Explicit homoerotic images. Depictions of sadomasochistic practices. Fetishized black male bodies. Totalitarian iconography. Overtly sexualized imagery of children. The work on the Robert Mapplethorpe: The Controversy CD-ROM contains something to upset everyone.
I can't quite deal with pictures of men with arms inserted into their anuses. Or men urinating into each others' mouths. Other images, with their flawless skins and superhuman perfection, excite me. Some others make me angry, curious, or afraid.
It's easy to get wrapped up in the politics of Mapplethorpe's imagery - so much so that you almost forget the technical skill it takes to make a picture of a flower erotic, or a photograph of a penis so abstract and extraordinarily captured that it looks like an orchid.
Mapplethorpe takes the darkest, nastiest, most problematic aspects of sex and makes them beautiful. Conversely, he can photograph traditional objects of beauty and strip them of any comfortable aesthetic: he exploits the tenuous boundary separating art and pornography. As a viewer, you become a conspirator in his fantasies. A host of personal and political issues rush in, demanding to be addressed.
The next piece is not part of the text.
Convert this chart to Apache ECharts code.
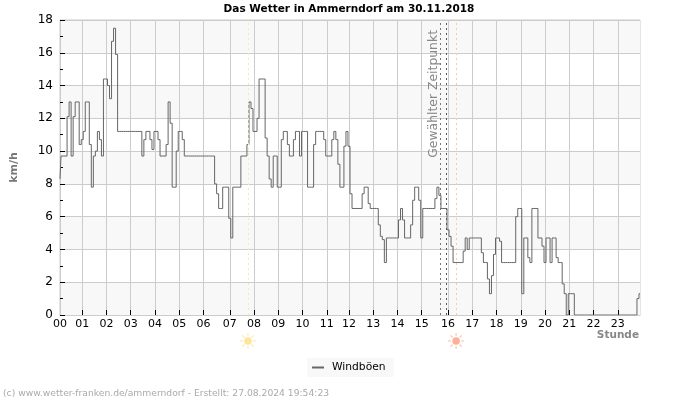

Accompanying the images on The Controversy is a multimedia presentation that tries to counter the howls of protest from Mapplethorpe's critics. Sadly, the CD-ROM lacks the courage of the material it discusses. So consciously justifying these pictures as high art, in melliéuous Disney-documentary tones, smoothens their ambiguity and all the confused and sometimes unwelcome feelings they provoke. Calling Mapplethorpe's work "an art of perfection, forming exquisite moments and capturing them for eternity" ignores the fact that it is also an art of pain, revulsion, degradation, and desire.
Even so, The Controversy is a beautiful CD-ROM, containing rich detail about an important artist. Ignore the words and look at the pictures. Just don't expect to remain uninvolved.